Plaskett started regular public engagement efforts following announcement of the telescope’s coming construction in order to foster widespread interest in the new observatory. The first event occurred on March 4, 1914, when Plaskett provided Victoria citizens with an overview of the proposed telescope’s design, as well as information about the size of stars and elements of the planets. His presentation also included picture slides of galaxies and nebulae that had been captured by other reflecting telescopes. Plaskett’s efforts captivated the city’s inhabitants by introducing them to the capabilities of a telescope.

Newspaper article: Heavenly Bodies Subject of Lecture. Under auspices of Natural History Society Distinguished Astronomer Spoke

John Stanley Plaskett gave many public talks in Victoria. He talked about work done with the telescope but also about astronomy in general. Advertisements for his talks often mentioned that there would be “lantern slides”. The ability to project images was a relatively new technology at the time

After this first public talk, the organizers, A.W. McCurdy and W.J. Sutton, went on to establish a Victoria Centre of the Royal Astronomical Society of Canada (RASC). This group played a crucial role in fostering further interest in astronomy in the city. The RASC were the first members of the public to see the completed mechanical parts of the observatory during a visit in October of 1916. The support of the astronomers associated with the observatory was important in that Victoria became the first city to maintain an RASC centre without having a local university.

Plaskett continued to give public talks during the construction period. He kept people informed about progress on the project and participated in promotion of the future institution with the goal of boosting the city’s profile. In 1915, the Victoria and Island Development Association arranged for 60 citizens to visit the site. During the visit, they learned about plans to develop and promote the observatory.
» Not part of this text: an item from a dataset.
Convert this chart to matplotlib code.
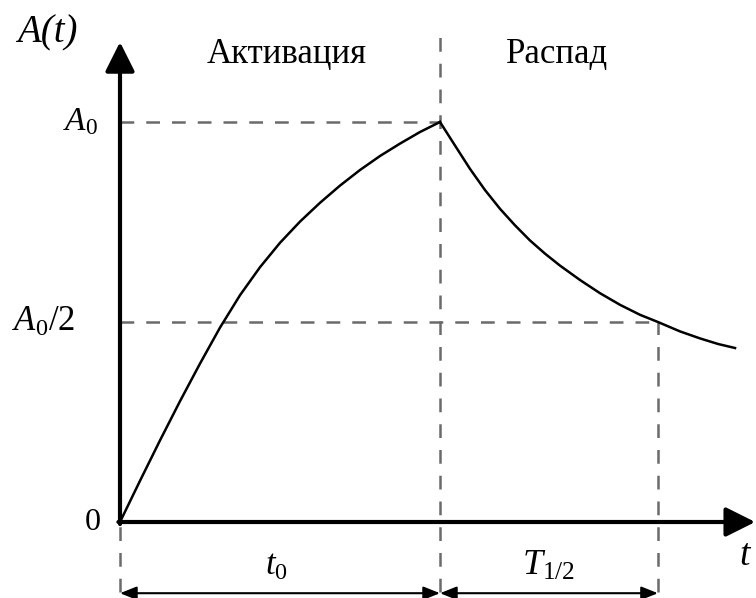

The July 7, 1915 Daily Colonist noted that “[w]hen this work is completed there will be a paved highway from the centre of the city to the observatory site, and in time this route will undoubtedly become one of the chief tourist highways.”

Newspaper article - Sixty approve the selection of site. Magnificent Prospect From Saanich Hill for Observatory.

Among his many talents, Plaskett was a very good promoter. He found many ways to highlight the site (as in this story), the observatory, and his work. This aspect of Plaskett was not appreciated by some of his peers.

The enormous telescope was officially opened with great fanfare in June of 1918 by the Lieutenant Governor of BC, Sir Frank Barnard. It was considered a “marvel of modern engineering.” The celebration for the completed telescope drew prominent visitors from every corner of the region, as well as from the US. At the official opening, Plaskett announced that the “institution would be open to the public every Saturday night hereafter.” This tradition of Saturday night viewing continues to this day. The telescope became an international tourist attraction overnight as the largest telescope in the world that an “ordinary” visitor could look through.


Newspaper Clipping: OBSERVATORY ATTRACTS MANY. Great 72 - Inch Reflecting Telescope on Little Saanich Mountain Drawing Visitors From Afar.

With the opening of the telescope in 1918, Victoria saw an increase in visitors as the observatory attracted people, This was the largest telescope in the world that the public could visit. Later, bus tours would visit the observatory before visiting the recently open Butchart Gardens.

The observatory became a key element of promotional efforts for the city as soon as it opened. Promoters and residents envisioned the telescope elevating Victoria’s tourism reputation. They also hoped the institution would help to establish Victoria as a scientific centre.

The observatory featured prominently in tourist publications for Victoria, including newspaper advertisements, tourist brochures, and even promotional videos highlighting Victoria’s appeal as a premier tourist destination.


People could also visit the observatory via the BC Electric railway which ran by the foot of Observatory Hill. The railway made it very easy to see the top attractions on the Saanich Peninsula. The railway was closed on November 1, 1924, due to low ridership.